● **Exercise prompt**: Identify all lines in the listing that include the word "this", and copy them out.

● **The data**:
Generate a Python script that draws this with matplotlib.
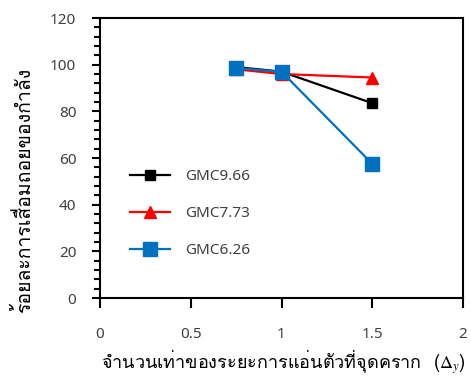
==
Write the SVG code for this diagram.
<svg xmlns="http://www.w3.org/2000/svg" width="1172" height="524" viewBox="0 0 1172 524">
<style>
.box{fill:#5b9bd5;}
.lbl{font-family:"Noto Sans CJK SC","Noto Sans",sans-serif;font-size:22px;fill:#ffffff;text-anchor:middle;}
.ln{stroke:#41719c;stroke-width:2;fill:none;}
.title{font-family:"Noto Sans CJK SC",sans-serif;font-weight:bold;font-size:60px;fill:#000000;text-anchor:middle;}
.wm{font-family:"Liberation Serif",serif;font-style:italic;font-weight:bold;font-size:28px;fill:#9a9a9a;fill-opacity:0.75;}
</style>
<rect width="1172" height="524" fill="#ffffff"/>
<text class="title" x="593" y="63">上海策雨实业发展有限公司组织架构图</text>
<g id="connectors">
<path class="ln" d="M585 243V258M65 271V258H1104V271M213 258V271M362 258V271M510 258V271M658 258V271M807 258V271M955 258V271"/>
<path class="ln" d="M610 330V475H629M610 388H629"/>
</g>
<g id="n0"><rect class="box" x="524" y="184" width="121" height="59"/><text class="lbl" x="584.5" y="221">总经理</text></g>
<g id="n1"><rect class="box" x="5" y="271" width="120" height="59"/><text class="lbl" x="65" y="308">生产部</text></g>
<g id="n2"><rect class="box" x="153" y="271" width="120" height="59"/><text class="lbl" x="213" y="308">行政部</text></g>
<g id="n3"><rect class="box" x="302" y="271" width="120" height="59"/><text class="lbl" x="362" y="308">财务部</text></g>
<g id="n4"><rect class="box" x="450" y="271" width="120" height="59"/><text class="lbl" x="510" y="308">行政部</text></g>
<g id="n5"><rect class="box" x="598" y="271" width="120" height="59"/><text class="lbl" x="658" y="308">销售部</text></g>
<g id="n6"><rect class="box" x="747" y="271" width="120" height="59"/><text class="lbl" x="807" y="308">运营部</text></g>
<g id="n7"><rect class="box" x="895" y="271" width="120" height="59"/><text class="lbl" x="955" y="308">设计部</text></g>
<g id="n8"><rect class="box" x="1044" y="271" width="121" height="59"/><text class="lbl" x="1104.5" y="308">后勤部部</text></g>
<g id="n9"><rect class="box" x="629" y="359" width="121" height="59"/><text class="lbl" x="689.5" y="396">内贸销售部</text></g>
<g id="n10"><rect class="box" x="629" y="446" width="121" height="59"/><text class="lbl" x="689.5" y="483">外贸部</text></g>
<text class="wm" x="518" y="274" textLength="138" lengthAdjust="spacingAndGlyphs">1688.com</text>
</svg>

● **The answer**:
Generate a Python script that draws this with matplotlib.
Write the SVG code for this diagram.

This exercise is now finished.